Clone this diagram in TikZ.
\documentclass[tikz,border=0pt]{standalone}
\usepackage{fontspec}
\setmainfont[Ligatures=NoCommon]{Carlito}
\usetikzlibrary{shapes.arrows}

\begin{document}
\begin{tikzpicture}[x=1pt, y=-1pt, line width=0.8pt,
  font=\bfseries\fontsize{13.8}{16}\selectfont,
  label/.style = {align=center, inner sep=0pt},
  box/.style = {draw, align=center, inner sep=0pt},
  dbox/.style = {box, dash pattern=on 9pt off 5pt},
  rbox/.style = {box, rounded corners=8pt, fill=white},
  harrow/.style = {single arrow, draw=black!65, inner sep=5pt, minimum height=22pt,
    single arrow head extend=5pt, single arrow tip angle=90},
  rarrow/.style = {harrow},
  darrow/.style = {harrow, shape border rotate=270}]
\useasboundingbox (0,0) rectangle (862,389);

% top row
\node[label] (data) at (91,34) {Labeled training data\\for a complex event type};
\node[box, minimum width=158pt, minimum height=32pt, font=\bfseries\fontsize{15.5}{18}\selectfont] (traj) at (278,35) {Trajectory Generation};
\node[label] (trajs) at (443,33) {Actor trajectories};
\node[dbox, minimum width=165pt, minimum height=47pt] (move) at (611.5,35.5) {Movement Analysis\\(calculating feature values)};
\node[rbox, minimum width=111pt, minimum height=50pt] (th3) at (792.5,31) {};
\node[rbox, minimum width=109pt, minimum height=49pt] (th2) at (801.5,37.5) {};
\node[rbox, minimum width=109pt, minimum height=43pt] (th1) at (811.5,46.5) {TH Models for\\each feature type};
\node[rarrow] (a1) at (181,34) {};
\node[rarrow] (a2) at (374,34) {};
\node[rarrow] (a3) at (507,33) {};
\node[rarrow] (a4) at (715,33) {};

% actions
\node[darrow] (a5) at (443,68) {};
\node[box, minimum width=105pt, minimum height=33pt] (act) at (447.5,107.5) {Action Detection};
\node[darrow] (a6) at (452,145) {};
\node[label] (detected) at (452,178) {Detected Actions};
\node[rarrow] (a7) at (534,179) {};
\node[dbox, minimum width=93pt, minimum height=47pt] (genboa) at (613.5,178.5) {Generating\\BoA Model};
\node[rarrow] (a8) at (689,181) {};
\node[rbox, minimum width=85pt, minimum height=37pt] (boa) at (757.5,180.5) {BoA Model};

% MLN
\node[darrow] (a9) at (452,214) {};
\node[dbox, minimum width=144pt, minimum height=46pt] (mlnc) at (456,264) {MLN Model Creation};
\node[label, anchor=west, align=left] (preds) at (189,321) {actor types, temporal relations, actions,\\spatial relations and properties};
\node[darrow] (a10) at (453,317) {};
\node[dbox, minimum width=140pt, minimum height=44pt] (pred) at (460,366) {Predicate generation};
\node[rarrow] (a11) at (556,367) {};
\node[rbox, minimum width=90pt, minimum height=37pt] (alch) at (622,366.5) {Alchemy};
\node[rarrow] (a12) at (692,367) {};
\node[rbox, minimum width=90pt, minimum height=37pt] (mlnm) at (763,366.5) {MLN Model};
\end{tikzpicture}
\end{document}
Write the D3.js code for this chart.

*Stated task:* Find how many lines hold the string "this", and state that number alone.

*Task answer:* 2